─── Recorded information ───
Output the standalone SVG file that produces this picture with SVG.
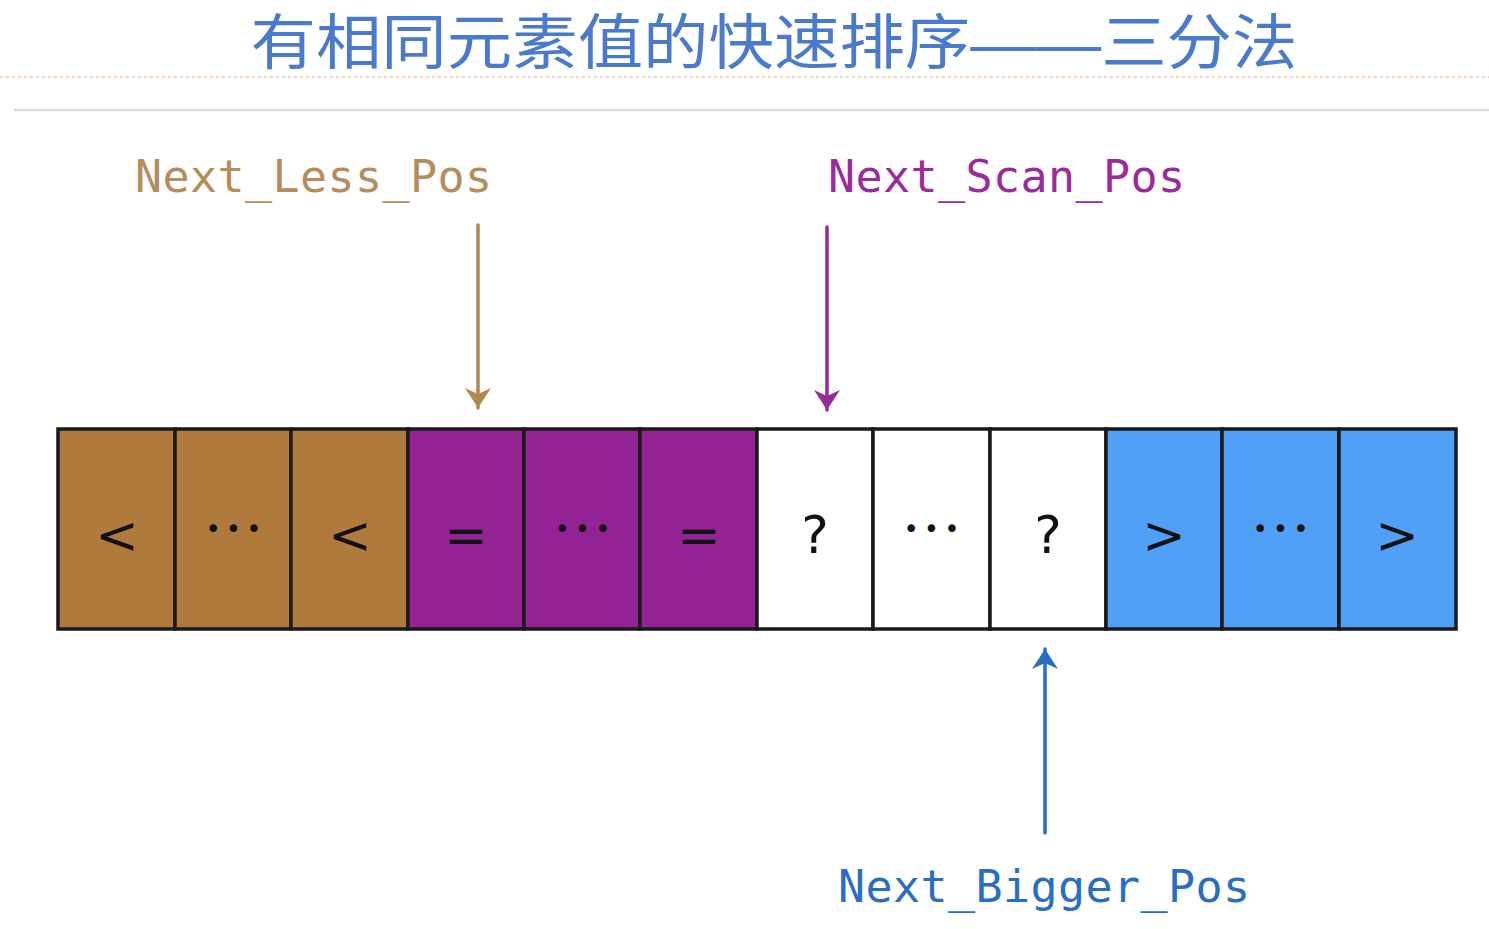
<svg xmlns="http://www.w3.org/2000/svg" width="1489" height="929" viewBox="0 0 1489 929">
<style>
.title{font-family:"Liberation Sans","Noto Sans CJK SC",sans-serif;font-size:60px;fill:#4a7acb;}
.lbl{font-family:"DejaVu Sans Mono","Liberation Mono",monospace;font-size:45px;}
.cell{stroke:#1a1a1a;stroke-width:3.5;}
.sym{font-family:"DejaVu Sans","Liberation Sans",sans-serif;font-size:52px;fill:#111;text-anchor:middle;}
.dots{font-family:"DejaVu Sans","Liberation Sans",sans-serif;font-size:26px;fill:#111;text-anchor:middle;letter-spacing:5px;}
.less{fill:#b07a3c;}
.eq{fill:#932294;}
.q{fill:#ffffff;}
.big{fill:#50a0f8;}
</style>
<defs>
<marker id="ahB" viewBox="0 0 28 28" refX="26" refY="14" markerWidth="28" markerHeight="28" markerUnits="userSpaceOnUse" orient="auto">
<path d="M6,1 L26,14 L6,27 L12,14 Z" fill="#b08850"/>
</marker>
<marker id="ahP" viewBox="0 0 28 28" refX="26" refY="14" markerWidth="28" markerHeight="28" markerUnits="userSpaceOnUse" orient="auto">
<path d="M6,1 L26,14 L6,27 L12,14 Z" fill="#952a98"/>
</marker>
<marker id="ahU" viewBox="0 0 28 28" refX="26" refY="14" markerWidth="28" markerHeight="28" markerUnits="userSpaceOnUse" orient="auto">
<path d="M6,1 L26,14 L6,27 L12,14 Z" fill="#2a6dc4"/>
</marker>
</defs>
<rect width="1489" height="929" fill="#ffffff"/>
<g id="title">
<text class="title" x="774" y="64" text-anchor="middle" textLength="1047" lengthAdjust="spacingAndGlyphs">有相同元素值的快速排序——三分法</text>
<line x1="0" y1="77" x2="1489" y2="77" stroke="#f0c8a8" stroke-width="1.5" stroke-dasharray="3,3"/>
<line x1="14" y1="110" x2="1489" y2="110" stroke="#dcdcdc" stroke-width="2.5"/>
</g>
<g id="label-less"><text class="lbl" x="135" y="192" fill="#b58c5c" textLength="357">Next_Less_Pos</text></g>
<g id="label-scan"><text class="lbl" x="828" y="192" fill="#9b2a9b" textLength="357">Next_Scan_Pos</text></g>
<g id="label-bigger"><text class="lbl" x="838" y="902" fill="#2a6dc4" textLength="412">Next_Bigger_Pos</text></g>
<g id="array">
<rect class="cell less" x="58" y="429" width="117" height="200"/>
<rect class="cell less" x="175" y="429" width="116" height="200"/>
<rect class="cell less" x="291" y="429" width="117" height="200"/>
<rect class="cell eq" x="408" y="429" width="116" height="200"/>
<rect class="cell eq" x="524" y="429" width="116" height="200"/>
<rect class="cell eq" x="640" y="429" width="117" height="200"/>
<rect class="cell q" x="757" y="429" width="116" height="200"/>
<rect class="cell q" x="873" y="429" width="117" height="200"/>
<rect class="cell q" x="990" y="429" width="116" height="200"/>
<rect class="cell big" x="1106" y="429" width="116" height="200"/>
<rect class="cell big" x="1222" y="429" width="117" height="200"/>
<rect class="cell big" x="1339" y="429" width="117" height="200"/>
<text class="sym" x="117" y="553">&lt;</text>
<text class="dots" x="236" y="538">•••</text>
<text class="sym" x="350" y="553">&lt;</text>
<text class="sym" x="466" y="553" fill="#3a0a3a">=</text>
<text class="dots" x="585" y="538" fill="#3a0a3a">•••</text>
<text class="sym" x="699" y="553" fill="#3a0a3a">=</text>
<text class="sym" x="815" y="553">?</text>
<text class="dots" x="934" y="538">•••</text>
<text class="sym" x="1048" y="553">?</text>
<text class="sym" x="1164" y="553" fill="#0a1a40">&gt;</text>
<text class="dots" x="1283" y="538" fill="#0a1a40">•••</text>
<text class="sym" x="1397" y="553" fill="#0a1a40">&gt;</text>
</g>
<g id="connectors">
<line x1="478" y1="225" x2="478" y2="408" stroke="#b08850" stroke-width="3.5" stroke-linecap="round" marker-end="url(#ahB)"/>
<line x1="827" y1="227" x2="827" y2="410" stroke="#952a98" stroke-width="3.5" stroke-linecap="round" marker-end="url(#ahP)"/>
<line x1="1045" y1="833" x2="1045" y2="649" stroke="#2a6dc4" stroke-width="3.5" stroke-linecap="round" marker-end="url(#ahU)"/>
</g>
</svg>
───
- Task description
Repeat the lines above exactly, and keep every picture out.

- Task solution
Output the standalone SVG file that produces this picture with SVG.
<svg xmlns="http://www.w3.org/2000/svg" width="1489" height="929" viewBox="0 0 1489 929">
<style>
.title{font-family:"Liberation Sans","Noto Sans CJK SC",sans-serif;font-size:60px;fill:#4a7acb;}
.lbl{font-family:"DejaVu Sans Mono","Liberation Mono",monospace;font-size:45px;}
.cell{stroke:#1a1a1a;stroke-width:3.5;}
.sym{font-family:"DejaVu Sans","Liberation Sans",sans-serif;font-size:52px;fill:#111;text-anchor:middle;}
.dots{font-family:"DejaVu Sans","Liberation Sans",sans-serif;font-size:26px;fill:#111;text-anchor:middle;letter-spacing:5px;}
.less{fill:#b07a3c;}
.eq{fill:#932294;}
.q{fill:#ffffff;}
.big{fill:#50a0f8;}
</style>
<defs>
<marker id="ahB" viewBox="0 0 28 28" refX="26" refY="14" markerWidth="28" markerHeight="28" markerUnits="userSpaceOnUse" orient="auto">
<path d="M6,1 L26,14 L6,27 L12,14 Z" fill="#b08850"/>
</marker>
<marker id="ahP" viewBox="0 0 28 28" refX="26" refY="14" markerWidth="28" markerHeight="28" markerUnits="userSpaceOnUse" orient="auto">
<path d="M6,1 L26,14 L6,27 L12,14 Z" fill="#952a98"/>
</marker>
<marker id="ahU" viewBox="0 0 28 28" refX="26" refY="14" markerWidth="28" markerHeight="28" markerUnits="userSpaceOnUse" orient="auto">
<path d="M6,1 L26,14 L6,27 L12,14 Z" fill="#2a6dc4"/>
</marker>
</defs>
<rect width="1489" height="929" fill="#ffffff"/>
<g id="title">
<text class="title" x="774" y="64" text-anchor="middle" textLength="1047" lengthAdjust="spacingAndGlyphs">有相同元素值的快速排序——三分法</text>
<line x1="0" y1="77" x2="1489" y2="77" stroke="#f0c8a8" stroke-width="1.5" stroke-dasharray="3,3"/>
<line x1="14" y1="110" x2="1489" y2="110" stroke="#dcdcdc" stroke-width="2.5"/>
</g>
<g id="label-less"><text class="lbl" x="135" y="192" fill="#b58c5c" textLength="357">Next_Less_Pos</text></g>
<g id="label-scan"><text class="lbl" x="828" y="192" fill="#9b2a9b" textLength="357">Next_Scan_Pos</text></g>
<g id="label-bigger"><text class="lbl" x="838" y="902" fill="#2a6dc4" textLength="412">Next_Bigger_Pos</text></g>
<g id="array">
<rect class="cell less" x="58" y="429" width="117" height="200"/>
<rect class="cell less" x="175" y="429" width="116" height="200"/>
<rect class="cell less" x="291" y="429" width="117" height="200"/>
<rect class="cell eq" x="408" y="429" width="116" height="200"/>
<rect class="cell eq" x="524" y="429" width="116" height="200"/>
<rect class="cell eq" x="640" y="429" width="117" height="200"/>
<rect class="cell q" x="757" y="429" width="116" height="200"/>
<rect class="cell q" x="873" y="429" width="117" height="200"/>
<rect class="cell q" x="990" y="429" width="116" height="200"/>
<rect class="cell big" x="1106" y="429" width="116" height="200"/>
<rect class="cell big" x="1222" y="429" width="117" height="200"/>
<rect class="cell big" x="1339" y="429" width="117" height="200"/>
<text class="sym" x="117" y="553">&lt;</text>
<text class="dots" x="236" y="538">•••</text>
<text class="sym" x="350" y="553">&lt;</text>
<text class="sym" x="466" y="553" fill="#3a0a3a">=</text>
<text class="dots" x="585" y="538" fill="#3a0a3a">•••</text>
<text class="sym" x="699" y="553" fill="#3a0a3a">=</text>
<text class="sym" x="815" y="553">?</text>
<text class="dots" x="934" y="538">•••</text>
<text class="sym" x="1048" y="553">?</text>
<text class="sym" x="1164" y="553" fill="#0a1a40">&gt;</text>
<text class="dots" x="1283" y="538" fill="#0a1a40">•••</text>
<text class="sym" x="1397" y="553" fill="#0a1a40">&gt;</text>
</g>
<g id="connectors">
<line x1="478" y1="225" x2="478" y2="408" stroke="#b08850" stroke-width="3.5" stroke-linecap="round" marker-end="url(#ahB)"/>
<line x1="827" y1="227" x2="827" y2="410" stroke="#952a98" stroke-width="3.5" stroke-linecap="round" marker-end="url(#ahP)"/>
<line x1="1045" y1="833" x2="1045" y2="649" stroke="#2a6dc4" stroke-width="3.5" stroke-linecap="round" marker-end="url(#ahU)"/>
</g>
</svg>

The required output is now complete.